Calero fez história na sexta-feira, dia 18, quando pediu demissão e saiu atirando. Em entrevista ao jornal Folha de S.Paulo, Calero acusou o ministro da Secretaria de Governo, Geddel Vieira Lima, do PMDB, de pressioná-lo para mudar uma decisão de Estado. O Instituto do Patrimônio Histórico e Artístico Nacional (Iphan), subordinado à Cultura, embargara a construção de um certo edifício La Vue em Salvador, na Bahia. O plano era encravar um prédio de 30 andares perto do Farol da Barra. Mas o Iphan permitiria a construção de apenas 13 pavimentos. Dono de um compromisso de compra de um apartamento avaliado em R$ 2,6 milhões no La Vue, Geddel queria a liberação da obra por completo. De acordo com Calero, Geddel procurou-o várias vezes. No mês passado, protestou que o Iphan não liberava o empreendimento. “E aí, como é que eu fico nessa história?”, disse Geddel, segundo Calero. Geddel disse que o colega deveria intervir no Iphan e ameaçou levar o caso ao presidente Michel Temer caso não fosse atendido. A pergunta de Geddel foi respondida na sexta-feira, dia 25. Ele teve de pedir demissão, ir embora do governo, para preservar Temer.

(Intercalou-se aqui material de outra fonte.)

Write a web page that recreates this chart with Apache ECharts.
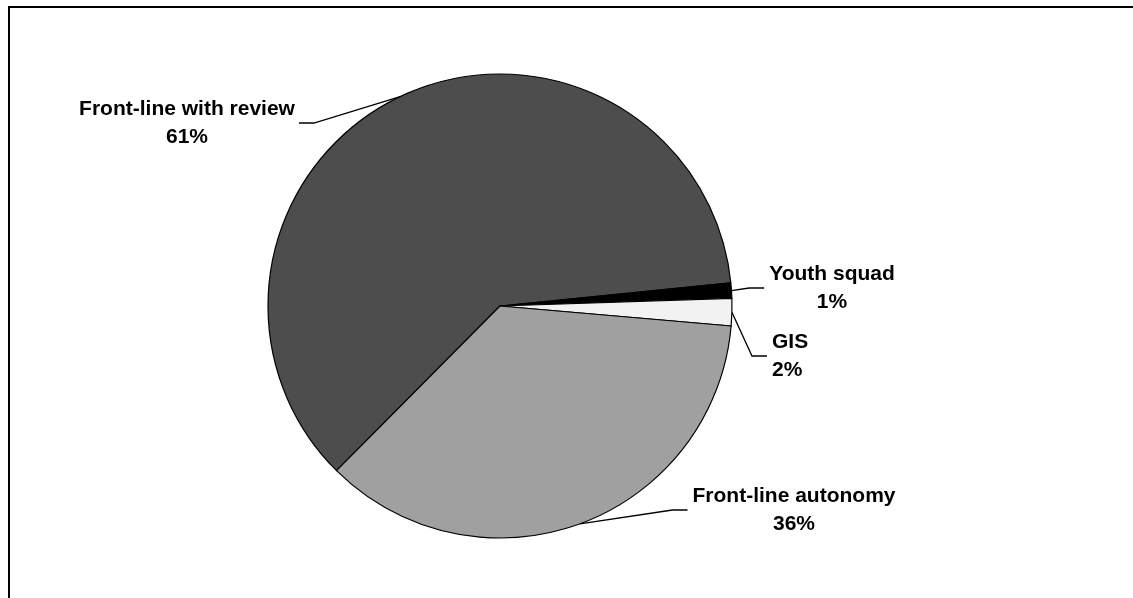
<!DOCTYPE html>
<html>
<head>
<meta charset="utf-8">
<script src="https://cdn.jsdelivr.net/npm/echarts@6/dist/echarts.min.js"></script>
<style>
html,body{margin:0;padding:0;background:#fff;}
#chart{width:1133px;height:598px;}
</style>
</head>
<body>
<div id="chart"></div>
<script>
// Data
const categories = ['Front-line with review', 'Youth squad', 'GIS', 'Front-line autonomy'];
const values = [60.96, 1.07, 1.90, 36.07];
const colors = ['#4d4d4d', '#000000', '#f2f2f2', '#a0a0a0'];

const total = values.reduce((a, b) => a + b, 0);
const CENTER = [500, 306];
const RADIUS = 232;
const START = 225.2;

// label anchor placement (layout only)
const labelPlace = [
  { x: 187, y: 123, align: 'center', side: 'right' },
  { x: 832, y: 288, align: 'center', side: 'left' },
  { x: 772, y: 356, align: 'left', side: 'left' },
  { x: 794, y: 510, align: 'center', side: 'left' }
];

function midPoint(idx) {
  let acc = 0;
  for (let i = 0; i < idx; i++) acc += values[i];
  const mid = START - (acc + values[idx] / 2) / total * 360;
  const rad = mid * Math.PI / 180;
  return [CENTER[0] + RADIUS * Math.cos(rad), CENTER[1] - RADIUS * Math.sin(rad)];
}

const chart = echarts.init(document.getElementById('chart'), null, { renderer: 'canvas' });
const option = {
  animation: false,
  backgroundColor: '#ffffff',
  graphic: [{
    type: 'rect',
    shape: { x: 9, y: 7, width: 1300, height: 800 },
    style: { fill: 'none', stroke: '#000', lineWidth: 2 },
    silent: true
  }],
  series: [{
    type: 'pie',
    center: CENTER,
    radius: RADIUS,
    startAngle: START,
    clockwise: true,
    avoidLabelOverlap: false,
    data: categories.map((c, i) => ({ name: c, value: values[i], itemStyle: { color: colors[i] } })),
    itemStyle: { borderColor: '#000', borderWidth: 1.2 },
    emphasis: { disabled: true },
    label: {
      show: true,
      position: 'outside',
      color: '#000',
      fontFamily: '"Liberation Sans", Arial, sans-serif',
      fontWeight: 'bold',
      fontSize: 21,
      lineHeight: 28,
      formatter: p => p.name + '\n' + Math.round(p.percent) + '%'
    },
    labelLine: {
      show: true,
      lineStyle: { color: '#000', width: 1.3 }
    },
    labelLayout: function (params) {
      const i = params.dataIndex;
      const L = labelPlace[i];
      const w = params.labelRect.width;
      let p0 = (params.labelLinePoints && params.labelLinePoints[0]) || midPoint(i);
      let endX;
      if (L.side === 'right') {
        endX = (L.align === 'center' ? L.x + w / 2 : L.x + w) + 4;
        return {
          x: L.x, y: L.y, align: L.align, verticalAlign: 'middle',
          labelLinePoints: [p0, [endX + 15, L.y], [endX, L.y]]
        };
      } else {
        endX = (L.align === 'center' ? L.x - w / 2 : L.x) - 5;
        return {
          x: L.x, y: L.y, align: L.align, verticalAlign: 'middle',
          labelLinePoints: [p0, [endX - 15, L.y], [endX, L.y]]
        };
      }
    }
  }]
};
chart.setOption(option);
</script>
</body>
</html>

Geddel foi obrigado a sair porque Calero, sem carreira política ou cargos a preservar, decidiu se livrar do encosto que empurraram em seu colo. Manteve a decisão técnica do Iphan de defender o patrimônio histórico e entregou o cargo no dia 18, uma sexta-feira. Foi mais longe. Um dia depois foi à Polícia Federal e prestou um depoimento no qual enrolou Temer e outro ministro, Eliseu Padilha, da Casa Civil, na situação criada por Geddel. Calero disse que Padilha recomendou que ele acomodasse a decisão em favor de Geddel. Pior, disse que Temer entrou no circuito. Em uma reunião no Palácio do Planalto, no dia 17, o presidente disse, segundo Calero, que o entrevero criara “problemas operacionais” em seu governo, pois Geddel estava bastante irritado. Na versão de Calero, Temer repetiu a recomendação de Padilha – que ele desse um jeito de encaminhar o caso para a Advocacia-Geral da União (AGU), onde seria resolvido. Para responder ao depoimento de Calero, Temer escalou o porta-voz Alexandre Parola. Em uma nota, Parola disse que Temer conversou duas vezes com Calero para “mediar” a divergência entre os dois ministros. “O ex-ministro (Calero) sempre teve comportamento irreparável enquanto esteve no cargo. Portanto, estranha sua afirmação, agora, de que o presidente o teria enquadrado ou pedido solução que não fosse técnica”, disse Parola. A nota de Parola afirma que Temer trata todos os seus ministros “como iguais”. Mas uma crise política estava criada justamente porque, segundo Calero, Temer nem sempre trata seus ministros dessa forma.


Geddel agiu como mandam os velhos manuais do poder político brasileiro e estabacou-se. Não contava que o “quem manda mais pode mais” de Brasília não seria entendido por um novato que não tem cargos políticos a preservar. Calero estudou no colégio Santo Ignácio do Rio de Janeiro, famoso pelo rigor acadêmico e ético. Formou-se em Direito na Universidade do Estado do Rio de Janeiro (Uerj) e atuou na Comissão de Valores Mobiliários (CVM). Entrou para o Itamaraty em 2007 e ocupou alguns cargos na gestão de Paes. No ministério, elogiava a equipe. Tinha seguidores no Instagram que o chamavam de “lindo” e “gato”. Ao denunciar o malfeito de Geddel, Calero apenas se indignou com um costume inaceitável – embora geralmente aceito – na política: a confusão deletéria entre público e privado. Pelo menos no momento, sua lista de admiradores cresceu.